I did it. Something so saintly, it's disgusting. I did it for you, my very old and longest sweetheart, if you were ever he. And, you won't ever know that I did this for you. What pisses me off, is that I truly hope it works, that there is healing, that my little manchild finds acceptance in his father's eyes and heart to finally fulfill and complete him. So, that he knows true peace and identity. Screw you. I can't believe that I did this for you, that I did it in spite of myself.

I hate it, but my soul can't ever hate me for having the best of intentions despite my ego and destruction and pain done to me by you. Really, f**k you, baby. You don't deserve it, but it's right anyway and. . . I don't know. I'm just too good, better than you thought, better than you knew, better than I want to be. I'm such a good girl! From me, you don't deserve a lick of it. But, it was calling me for help, and what could I do but know I needed to serve?
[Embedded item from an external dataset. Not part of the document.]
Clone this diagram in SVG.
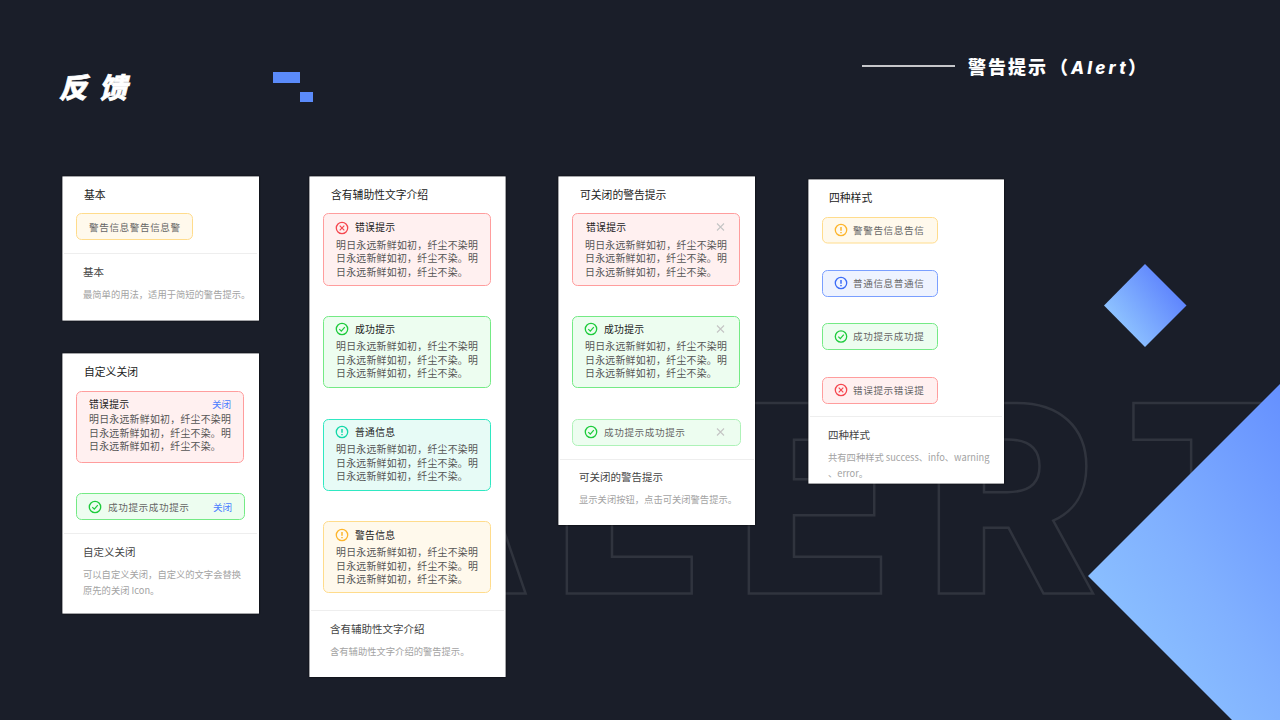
<svg xmlns="http://www.w3.org/2000/svg" width="1280" height="720" viewBox="0 0 1280 720">
<defs>
<linearGradient id="gBig" x1="1" y1="0" x2="0.2" y2="1"><stop offset="0" stop-color="#6590ff"/><stop offset="0.55" stop-color="#80b0ff"/><stop offset="1" stop-color="#8fc6ff"/></linearGradient>
<linearGradient id="gDia" x1="0.85" y1="0.3" x2="0.2" y2="0.8"><stop offset="0" stop-color="#5f85fd"/><stop offset="1" stop-color="#8fc4ff"/></linearGradient>
<filter id="sh" x="-5%" y="-5%" width="110%" height="110%"><feDropShadow dx="0" dy="0" stdDeviation="1" flood-color="#000" flood-opacity="0.9"/></filter>
<g id="ix" fill="none"><circle r="5.700" stroke="#f5474f" stroke-width="1.300"/><path d="M-2.300-2.300L2.300 2.300M2.300-2.300L-2.300 2.300" stroke="#f5474f" stroke-width="1.200"/></g>
<g id="ic" fill="none"><circle r="5.700" stroke="#1ecb3c" stroke-width="1.300"/><path d="M-2.700 0.200L-0.700 2.200L2.800-1.900" stroke="#1ecb3c" stroke-width="1.200"/></g>
<g id="it"><circle r="5.700" fill="none" stroke="#12d8a8" stroke-width="1.300"/><path d="M0-3V0.800M0 2V3.200" stroke="#12d8a8" stroke-width="1.500" fill="none"/></g>
<g id="iy"><circle r="5.700" fill="none" stroke="#fdb52c" stroke-width="1.300"/><path d="M0-3V0.800M0 2V3.200" stroke="#fdb52c" stroke-width="1.500" fill="none"/></g>
<g id="ib"><circle r="5.700" fill="none" stroke="#3c6cf6" stroke-width="1.300"/><path d="M0-3V0.800M0 2V3.200" stroke="#3c6cf6" stroke-width="1.500" fill="none"/></g>
<path id="cl" d="M-3.500-3.500L3.500 3.500M3.500-3.500L-3.500 3.500" stroke="#c4c4c4" stroke-width="1.100" fill="none"/>
</defs>
<style>
text{font-family:"Noto Sans CJK SC","Noto Sans",sans-serif}
.card{fill:#fff;filter:url(#sh)}
.div{stroke:#eeeeee;stroke-width:1}
.h{font-size:10.800px;fill:#222}
.fh{font-size:10.500px;fill:#444}
.d{font-size:9.300px;fill:#a3a3a3}
.at{font-size:9.800px;fill:#222;letter-spacing:.3px}
.b{font-size:9.900px;fill:#555;letter-spacing:.28px}
.s{font-size:9.600px;fill:#666;letter-spacing:.6px}
.lk{font-size:9.600px;fill:#4a7dff}
.r{fill:#fff0f0;stroke:#ff9d9d}
.g{fill:#edfdf0;stroke:#74ea85}
.t{fill:#e7fbf6;stroke:#2fe8c2}
.y{fill:#fff9ec;stroke:#ffdc8c}
.bl{fill:#eef3ff;stroke:#7a9fff}
.ghost{font-family:"Inter","Noto Sans",sans-serif;font-size:262px;font-weight:800;fill:none;stroke:#30343e;stroke-width:2.500}
</style>
<rect width="1280" height="720" fill="#1a1e29"/>
<text class="ghost" x="330 552 734 924 1125" y="593.500">ALERT</text>
<polygon points="1088,576 1280,384 1280,720 1232,720" fill="url(#gBig)"/>
<polygon points="1145,264 1186.500,305.500 1145,347 1104,305.500" fill="url(#gDia)"/>
<rect x="273" y="72" width="27" height="11" fill="#5b8bfa"/>
<rect x="300" y="92" width="13" height="10" fill="#5b8bfa"/>
<text transform="translate(59 98) skewX(-14)" font-size="28" font-weight="900" fill="#fff" stroke="#fff" stroke-width=".7" letter-spacing="12">反馈</text>
<line x1="862" y1="66" x2="955" y2="66" stroke="#fff" stroke-width="1.500"/>
<text y="74" font-size="18" font-weight="900" fill="#fff"><tspan x="968" letter-spacing="2">警告提示</tspan><tspan x="1050">（</tspan><tspan x="1071" font-family="Inter,sans-serif" font-style="italic" font-size="17" font-weight="800" letter-spacing="3.200">Alert</tspan><tspan x="1128">）</tspan></text>

<g id="card-basic">
<rect class="card" x="62.500" y="176.500" width="196.500" height="144"/>
<text class="h" x="84" y="199">基本</text>
<rect class="y" x="76.500" y="213.500" width="116" height="26" rx="5"/>
<text class="s" x="89" y="231">警告信息警告信息警</text>
<line class="div" x1="64" y1="253.500" x2="257" y2="253.500"/>
<text class="fh" x="83" y="276">基本</text>
<text class="d" x="83" y="298">最简单的用法，适用于简短的警告提示。</text>
</g>

<g id="card-custom">
<rect class="card" x="62.500" y="353.500" width="196.500" height="260"/>
<text class="h" x="84" y="376">自定义关闭</text>
<rect class="r" x="76.500" y="391.500" width="167" height="71" rx="5"/>
<text class="at" x="89" y="408">错误提示</text>
<text class="lk" x="212" y="408">关闭</text>
<text class="b" x="89" y="423">明日永远新鲜如初，纤尘不染明</text>
<text class="b" x="89" y="436.500">日永远新鲜如初，纤尘不染。明</text>
<text class="b" x="89" y="450">日永远新鲜如初，纤尘不染。</text>
<rect class="g" x="76.500" y="493.500" width="168" height="26" rx="5"/>
<use href="#ic" x="95" y="507"/>
<text class="s" x="108" y="510.500">成功提示成功提示</text>
<text class="lk" x="213" y="510.500">关闭</text>
<line class="div" x1="64" y1="533.500" x2="257" y2="533.500"/>
<text class="fh" x="83" y="556">自定义关闭</text>
<text class="d" x="83" y="578">可以自定义关闭，自定义的文字会替换</text>
<text class="d" x="83" y="594">原先的关闭 Icon。</text>
</g>

<g id="card-desc">
<rect class="card" x="309.500" y="176.500" width="196" height="500.500"/>
<text class="h" x="331" y="199">含有辅助性文字介绍</text>
<rect class="r" x="323.500" y="213.500" width="167" height="72" rx="5"/>
<use href="#ix" x="342" y="228"/>
<text class="at" x="355" y="231">错误提示</text>
<text class="b" x="336" y="248.500">明日永远新鲜如初，纤尘不染明</text>
<text class="b" x="336" y="262">日永远新鲜如初，纤尘不染。明</text>
<text class="b" x="336" y="275.500">日永远新鲜如初，纤尘不染。</text>
<rect class="g" x="323.500" y="316.500" width="167" height="71" rx="5"/>
<use href="#ic" x="342" y="329"/>
<text class="at" x="355" y="333">成功提示</text>
<text class="b" x="336" y="350">明日永远新鲜如初，纤尘不染明</text>
<text class="b" x="336" y="363.500">日永远新鲜如初，纤尘不染。明</text>
<text class="b" x="336" y="377">日永远新鲜如初，纤尘不染。</text>
<rect class="t" x="323.500" y="419.500" width="167" height="71" rx="5"/>
<use href="#it" x="342" y="432"/>
<text class="at" x="355" y="436">普通信息</text>
<text class="b" x="336" y="453">明日永远新鲜如初，纤尘不染明</text>
<text class="b" x="336" y="466.500">日永远新鲜如初，纤尘不染。明</text>
<text class="b" x="336" y="480">日永远新鲜如初，纤尘不染。</text>
<rect class="y" x="323.500" y="521.500" width="167" height="71" rx="5"/>
<use href="#iy" x="342" y="535"/>
<text class="at" x="355" y="538.500">警告信息</text>
<text class="b" x="336" y="556">明日永远新鲜如初，纤尘不染明</text>
<text class="b" x="336" y="569.500">日永远新鲜如初，纤尘不染。明</text>
<text class="b" x="336" y="583">日永远新鲜如初，纤尘不染。</text>
<line class="div" x1="311" y1="610.500" x2="504" y2="610.500"/>
<text class="fh" x="330" y="633">含有辅助性文字介绍</text>
<text class="d" x="330" y="655">含有辅助性文字介绍的警告提示。</text>
</g>

<g id="card-closable">
<rect class="card" x="558.500" y="176.500" width="196.500" height="348.500"/>
<text class="h" x="580" y="199">可关闭的警告提示</text>
<rect class="r" x="572.500" y="213.500" width="167" height="72" rx="5"/>
<text class="at" x="586" y="231">错误提示</text>
<use href="#cl" x="720.500" y="227"/>
<text class="b" x="585" y="248.500">明日永远新鲜如初，纤尘不染明</text>
<text class="b" x="585" y="262">日永远新鲜如初，纤尘不染。明</text>
<text class="b" x="585" y="275.500">日永远新鲜如初，纤尘不染。</text>
<rect class="g" x="572.500" y="316.500" width="167" height="71" rx="5"/>
<use href="#ic" x="591" y="329"/>
<text class="at" x="604" y="333">成功提示</text>
<use href="#cl" x="720.500" y="329"/>
<text class="b" x="585" y="350">明日永远新鲜如初，纤尘不染明</text>
<text class="b" x="585" y="363.500">日永远新鲜如初，纤尘不染。明</text>
<text class="b" x="585" y="377">日永远新鲜如初，纤尘不染。</text>
<rect x="572.500" y="419.500" width="168" height="26" rx="5" fill="#edfdf0" stroke="#aef2b8"/>
<use href="#ic" x="591" y="432"/>
<text class="s" x="604" y="436">成功提示成功提示</text>
<use href="#cl" x="720.500" y="432"/>
<line class="div" x1="560" y1="459.500" x2="754" y2="459.500"/>
<text class="fh" x="579" y="481">可关闭的警告提示</text>
<text class="d" x="579" y="503">显示关闭按钮，点击可关闭警告提示。</text>
</g>

<g id="card-styles">
<rect class="card" x="808.500" y="179.500" width="195.500" height="304"/>
<text class="h" x="829" y="202">四种样式</text>
<rect class="y" x="822.500" y="217.500" width="115" height="25.500" rx="5"/>
<use href="#iy" x="841" y="230"/>
<text class="s" x="853" y="234">警警告信息告信</text>
<rect class="bl" x="822.500" y="270.500" width="115" height="26" rx="5"/>
<use href="#ib" x="841" y="283"/>
<text class="s" x="853" y="287">普通信息普通信</text>
<rect class="g" x="822.500" y="323.500" width="115" height="26" rx="5"/>
<use href="#ic" x="841" y="336.500"/>
<text class="s" x="853" y="340">成功提示成功提</text>
<rect class="r" x="822.500" y="377.500" width="115" height="26" rx="5"/>
<use href="#ix" x="841" y="390"/>
<text class="s" x="853" y="394">错误提示错误提</text>
<line class="div" x1="810" y1="416.500" x2="1002" y2="416.500"/>
<text class="fh" x="828" y="439">四种样式</text>
<text class="d" x="828" y="461">共有四种样式 success、info、warning</text>
<text class="d" x="828" y="477">、error。</text>
</g>
</svg>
I know your damages. I know where they were bred. I don't know what will happen. I don't know if you will be helped or hurt. I don't know what will come from either or. All I know is that I was called upon, and there must have been a reason for it. Maybe I hate you. Maybe I don't believe in hate. Maybe I love you. Maybe I don't believe in love, either. Maybe I am weak, maybe I am strong. But, I was sought for a reason. There's always a reason and meaning to such callings. I hope I served my soul and my God well, as I can't believe that I went to bat for you. It disgusts me as much as it uplifts me. You don't nor didn't think I'm your soulmate, and you left me for another that you consider your soulmate, but I just did something for you that nothing but a soulmate could have ever had strength and bared to do. It took every single bit of grace and honour I could have mustered, considering what I've had to endure and suffer at your hands.

Love, find peace. Love, you were never ill-done by me, and I did not do this to prove this to you, I did this because I honestly had no other choice. S**t, this is so infuriating!